The nominally “left” governments have been no less complicit. Mexican President Claudia Sheinbaum dropped her objections to the boat strikes after negotiating an arrangement for the Mexican Navy to intercept suspected vessels off Mexico’s coast, even as she faces a scandal over secret CIA operations within Mexican soil, including targeted assassinations of alleged drug lords. Her focus has remained deepening military and intelligence collaboration with Washington to appease Trump’s threats to deploy US troops across the border.

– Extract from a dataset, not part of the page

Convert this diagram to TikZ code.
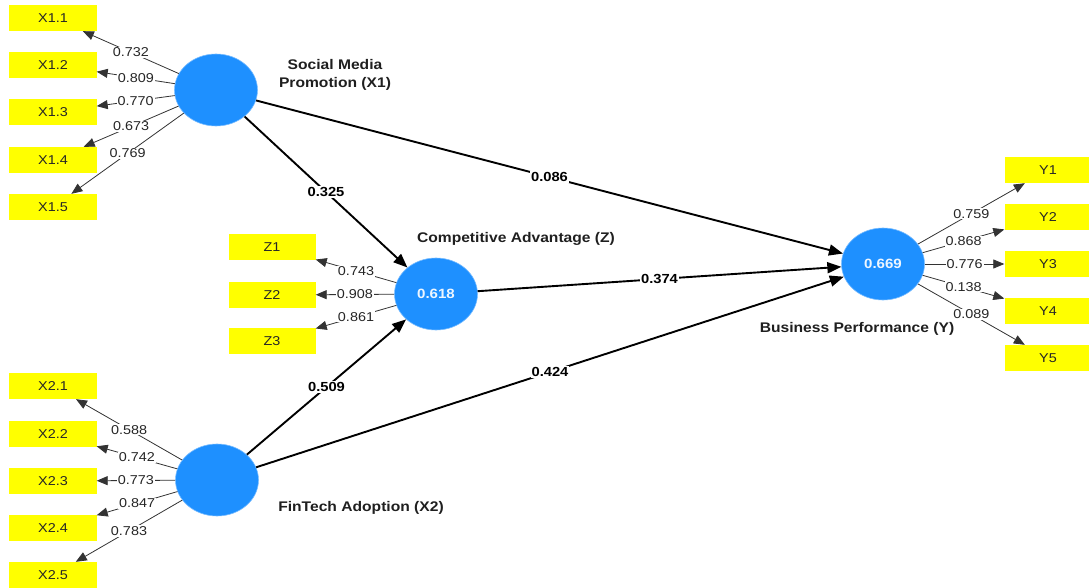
\documentclass[tikz,border=0pt]{standalone}
\usepackage{fontspec}
\setmainfont[FakeStretch=1.12]{Liberation Sans}
\usetikzlibrary{shapes.geometric,arrows.meta}
\definecolor{lvblue}{RGB}{30,144,255}
\definecolor{indyellow}{RGB}{255,255,0}
\begin{document}
\begin{tikzpicture}[x=1bp,y=-1bp,
 lv/.style={ellipse,fill=lvblue,draw=lvblue!60!white,line width=0.6bp,minimum width=83bp,minimum height=72bp,inner sep=0pt,text=white!92!lvblue,font=\fontsize{13.5}{13.5}\bfseries\selectfont},
 ind/.style={rectangle,fill=indyellow,minimum width=87bp,minimum height=26bp,inner sep=0pt,font=\fontsize{12.9}{12.9}\selectfont,text=black!85},
 load/.style={draw=black!80,line width=0.8bp,-{Triangle[length=11bp,width=9bp]}},
 pth/.style={draw=black,line width=1.9bp,-{Triangle[length=14bp,width=11bp]}},
 llab/.style={fill=white,inner sep=1bp,font=\fontsize{12.9}{12.9}\selectfont,text=black!85},
 plab/.style={fill=white,inner sep=1bp,font=\fontsize{13.2}{13.2}\bfseries\selectfont},
 ctitle/.style={font=\fontsize{14}{17.5}\bfseries\selectfont,align=center,text=black!88}]
\useasboundingbox (0,0) rectangle (1089,588);
% latent variables
\node[lv] (X1) at (216,90) {};
\node[lv] (Z) at (436,294) {0.618};
\node[lv] (Y) at (883,264) {0.669};
\node[lv] (X2) at (217,480) {};
% indicators X1
\node[ind] (X11) at (53,18) {X1.1};
\node[ind] (X12) at (53,65) {X1.2};
\node[ind] (X13) at (53,112) {X1.3};
\node[ind] (X14) at (53,160) {X1.4};
\node[ind] (X15) at (53,207) {X1.5};
% indicators X2
\node[ind] (X21) at (53,386) {X2.1};
\node[ind] (X22) at (53,434) {X2.2};
\node[ind] (X23) at (53,481) {X2.3};
\node[ind] (X24) at (53,528) {X2.4};
\node[ind] (X25) at (53,575) {X2.5};
% indicators Z
\node[ind] (Z1) at (272,247) {Z1};
\node[ind] (Z2) at (272,295) {Z2};
\node[ind] (Z3) at (272,341) {Z3};
% indicators Y
\node[ind] (Y1) at (1048,170) {Y1};
\node[ind] (Y2) at (1048,217) {Y2};
\node[ind] (Y3) at (1048,264) {Y3};
\node[ind] (Y4) at (1048,311) {Y4};
\node[ind] (Y5) at (1048,358) {Y5};
% titles
\node[ctitle] (tX1) at (335,75) {Social Media\\Promotion (X1)};
\node[ctitle] (tZ) at (516,239) {Competitive Advantage (Z)};
\node[ctitle] (tY) at (857,329) {Business Performance (Y)};
\node[ctitle] (tX2) at (361,508) {FinTech Adoption (X2)};
% loadings
\draw[load] (X1) -- node[llab]{0.732} (X11);
\draw[load] (X1) -- node[llab]{0.809} (X12);
\draw[load] (X1) -- node[llab]{0.770} (X13);
\draw[load] (X1) -- node[llab]{0.673} (X14);
\draw[load] (X1) -- node[llab]{0.769} (X15);
\draw[load] (X2) -- node[llab]{0.588} (X21);
\draw[load] (X2) -- node[llab]{0.742} (X22);
\draw[load] (X2) -- node[llab]{0.773} (X23);
\draw[load] (X2) -- node[llab]{0.847} (X24);
\draw[load] (X2) -- node[llab]{0.783} (X25);
\draw[load] (Z) -- node[llab]{0.743} (Z1);
\draw[load] (Z) -- node[llab]{0.908} (Z2);
\draw[load] (Z) -- node[llab]{0.861} (Z3);
\draw[load] (Y) -- node[llab]{0.759} (Y1);
\draw[load] (Y) -- node[llab]{0.868} (Y2);
\draw[load] (Y) -- node[llab]{0.776} (Y3);
\draw[load] (Y) -- node[llab]{0.138} (Y4);
\draw[load] (Y) -- node[llab]{0.089} (Y5);
% structural paths
\draw[pth] (X1) -- node[plab]{0.325} (Z);
\draw[pth] (X1) -- node[plab]{0.086} (Y);
\draw[pth] (Z) -- node[plab]{0.374} (Y);
\draw[pth] (X2) -- node[plab]{0.509} (Z);
\draw[pth] (X2) -- node[plab]{0.424} (Y);
\end{tikzpicture}
\end{document}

Colombian President Gustavo Petro has criticized the boat strikes, but this criticism has not gone beyond calling for emergency UN and OAS meetings after the abduction of Maduro, even as Colombian citizens are among the boat-strike dead. Both Petro and Brazilian President Luiz Inácio Lula da Silva, after their White House meetings—February 3 and May 7, respectively, each kissing Trump’s ring and praising the serial killer to his face—have not issued a single public protest against the boat strikes.

In April, Lula signed a partnership with Washington for joint drug and weapons interdiction; on May 29 he denounced the US “terrorist” designation of Brazilian gangs as a threat to Brazilian sovereignty.

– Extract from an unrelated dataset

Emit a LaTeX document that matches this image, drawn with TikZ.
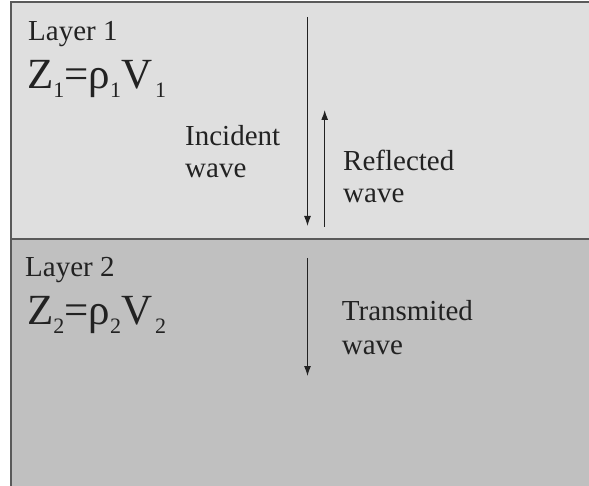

In all three cases, the largest regional powers are ruled by “left” nationalists that have accommodated Trump and remained complicit in the neocolonial coup against Venezuela, the deepening strangulation of Cuba and the US campaign of murder on the high seas. US imperialism’s drive to recolonize Latin America cannot be opposed by relying on any section of the capitalist ruling elites.

It is an unmistakable confirmation of Leon Trotsky’s Theory of Permanent Revolution, which established that only the working class, by taking power as part of the world socialist revolution, can fulfill democratic tasks in countries of belated capitalist development, including opposing imperialist oppression.

The response by the Democratic Party in the United States only confirms that the militarist onslaught to recolonize Latin America is a bipartisan policy. Democrats introduced war-powers resolutions that failed, knowing that they would not pass or stop a single strike. Some Democratic members of Congress said they emerged from classified briefings “disturbed” and “frustrated” but did not go beyond demanding Hegseth turn over unedited strike footage or risk losing 25 percent of his travel budget.

Meanwhile, the same Democratic caucus has voted for the military budgets and appropriations that sustain the strikes.

The boat strikes escalate the bipartisan “war on drugs,” long a cover for imperialist efforts to dominate Latin America, which disbursed billions for the murderous Plan Colombia and Plan Mérida in Mexico with support from the Democratic Party.

A government that has claimed the right to kill on the high seas without charges or even bothering to identify its victims will not hesitate to turn those same methods against workers, protesters and political opponents inside the United States.

This accelerating effort to impose fascist forms of rule is an international process and fighting it cannot be entrusted to the Democrats or any bourgeois nationalist tendency. It requires the independent political mobilization of the working class in the United States, across the Americas and internationally to abolish the source of war and dictatorship: the capitalist profit system.